Przyznał, że teraz klub stoi trochę pod ścianą, ale dziewczyny już nieraz pokazały, że potrafią na minusiku grać. - Będzie nowy dzień, nowe siły i możliwości - uśmiechnął się trener.
Według niego RKK już zrobił coś wielkiego, a ten turniej to ma być wisienka na torcie. - My się tu cieszymy tą koszykówką, choć nerwów nie brakuje, co było widać po 4 minutach meczu jak utrzymywał się stan 0:0. Nie opanowaliśmy wtedy emocji, zdarzały się niepotrzebne straty przy wyprowadzaniu piłki na własnej połowie - przypominał M. Parzonka.

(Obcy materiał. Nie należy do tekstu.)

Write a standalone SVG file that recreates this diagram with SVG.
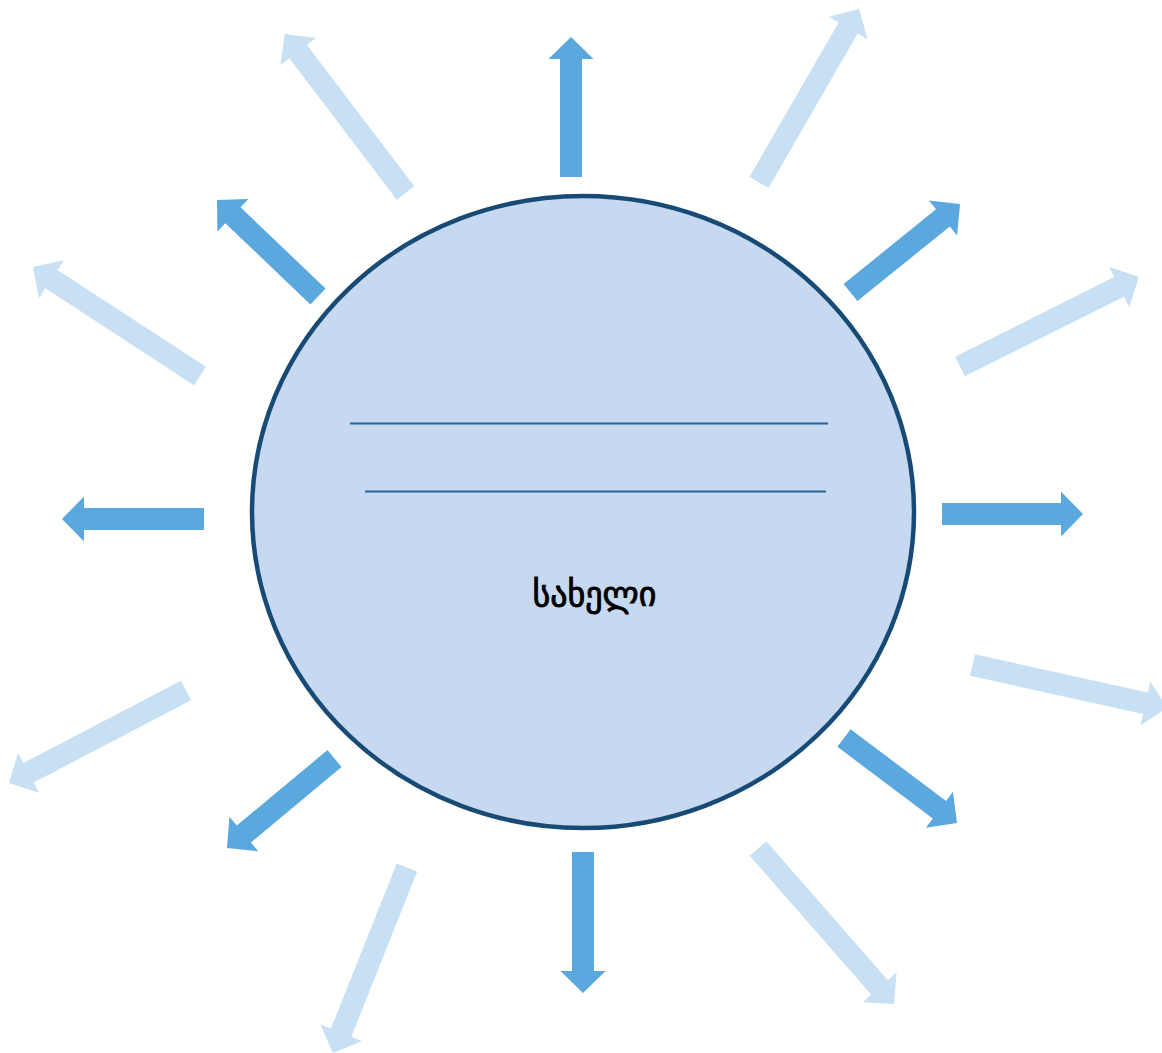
<svg xmlns="http://www.w3.org/2000/svg" width="1162" height="1053" viewBox="0 0 1162 1053">
<style>
.dark{fill:#5BA8DE}
.light{fill:#C8E0F4}
.body{fill:#C6D9F0;stroke:#174B76;stroke-width:4.5}
.rule{stroke:#2A6399;stroke-width:2}
.label{font-family:"DejaVu Sans",sans-serif;font-size:34px;font-weight:normal;fill:#000;stroke:#000;stroke-width:0.9;text-anchor:middle}
</style>
<g id="connectors">
<path class="dark" transform="translate(571,177) rotate(-90)" d="M0,-11H118V-22.5L140,0L118,22.5V11H0Z"/>
<path class="dark" transform="translate(942,514) rotate(0)" d="M0,-11H119V-22.5L141,0L119,22.5V11H0Z"/>
<path class="dark" transform="translate(583,852) rotate(90)" d="M0,-11H119V-22.5L141,0L119,22.5V11H0Z"/>
<path class="dark" transform="translate(204,519) rotate(180)" d="M0,-11H120V-22.5L142,0L120,22.5V11H0Z"/>
<path class="dark" transform="translate(318,296.5) rotate(-136.3)" d="M0,-11H117.7V-22.5L139.7,0L117.7,22.5V11H0Z"/>
<path class="dark" transform="translate(850.5,292.5) rotate(-38.9)" d="M0,-11H118.8V-22.5L140.8,0L118.8,22.5V11H0Z"/>
<path class="dark" transform="translate(844,738) rotate(36.95)" d="M0,-11H119.4V-22.5L141.4,0L119.4,22.5V11H0Z"/>
<path class="dark" transform="translate(334.5,758.5) rotate(140.2)" d="M0,-11H118V-22.5L140,0L118,22.5V11H0Z"/>
<path class="light" transform="translate(405.5,193) rotate(-127.2)" d="M0,-11H177.5V-22.5L199.5,0L177.5,22.5V11H0Z"/>
<path class="light" transform="translate(759,182.5) rotate(-60)" d="M0,-11H178.3V-22.5L200.3,0L178.3,22.5V11H0Z"/>
<path class="light" transform="translate(960,366.5) rotate(-26.6)" d="M0,-11H178V-22.5L200,0L178,22.5V11H0Z"/>
<path class="light" transform="translate(200,376) rotate(-146.9)" d="M0,-11H177.4V-22.5L199.4,0L177.4,22.5V11H0Z"/>
<path class="light" transform="translate(186,690.5) rotate(152.4)" d="M0,-11H177.7V-22.5L199.7,0L177.7,22.5V11H0Z"/>
<path class="light" transform="translate(972.5,665) rotate(12.5)" d="M0,-11H177.2V-22.5L199.2,0L177.2,22.5V11H0Z"/>
<path class="light" transform="translate(758,848.5) rotate(48.8)" d="M0,-11H184.6V-22.5L206.6,0L184.6,22.5V11H0Z"/>
<path class="light" transform="translate(407,867.5) rotate(111.75)" d="M0,-11H177.7V-22.5L199.7,0L177.7,22.5V11H0Z"/>
</g>
<g id="node-main">
<ellipse class="body" cx="583" cy="512" rx="331" ry="316"/>
<line class="rule" x1="350" y1="423.5" x2="828" y2="423.5"/>
<line class="rule" x1="365" y1="491.5" x2="826" y2="491.5"/>
<text class="label" x="594.5" y="606">სახელი</text>
</g>
</svg>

Według niego ten turniej jest nagrodą dla dziewczyn i okazją dla raciborzan, żeby przyszli, tłumem, bo popularność kosza wciąż rośnie.
Ostatnie 5 minut meczu RKK - SMS
W sobotę Tarnów, a w niedzielę Ostrów Wielkopolski - wybiegana drużyny, zdolne dziewczyny z jedną liderką. - Nie ma już tak wysokich zawodniczek jak SMS Łomianki, 1.95 cm i widoczna była przewaga fizyczności nad małymi rozgrywającymi, które miały utrudnione życie pod koszem - zauważył trener Parzonka.
Alicja Botorek mówiła, że było trochę nerwów w meczu, a naprzeciw stanął młodszy zespół. - Zabiły nas tym presem, to musimy poprawić i zaprezentować naszą fajną koszykówkę, nasz basket - stwierdziła.
- W tym sezonie i tak zrobiłyśmy dużo, bo awans do finału A. który był celem, a udało się jeszcze wyżej. Na te 10 lat istnienia klubu to mega osiągnięcie - podkreśliła.
Prezes Arkadiusz Nowacki w trakcie ceremonii otwarcia nie krył, że jest podbudowany, że tak licznie przybyli kibice. - Gdyby nie Miasto tego turnieju by nie było - oznajmił. Prezydent Dariusz Polowy odparł, że gdyby nie było prezesa Nowackiego, też by nie było turnieju. - To co nas rozpala to pasja, emocje związane z rywalizacją. To wszystko jest tutaj - oznajmił Polowy.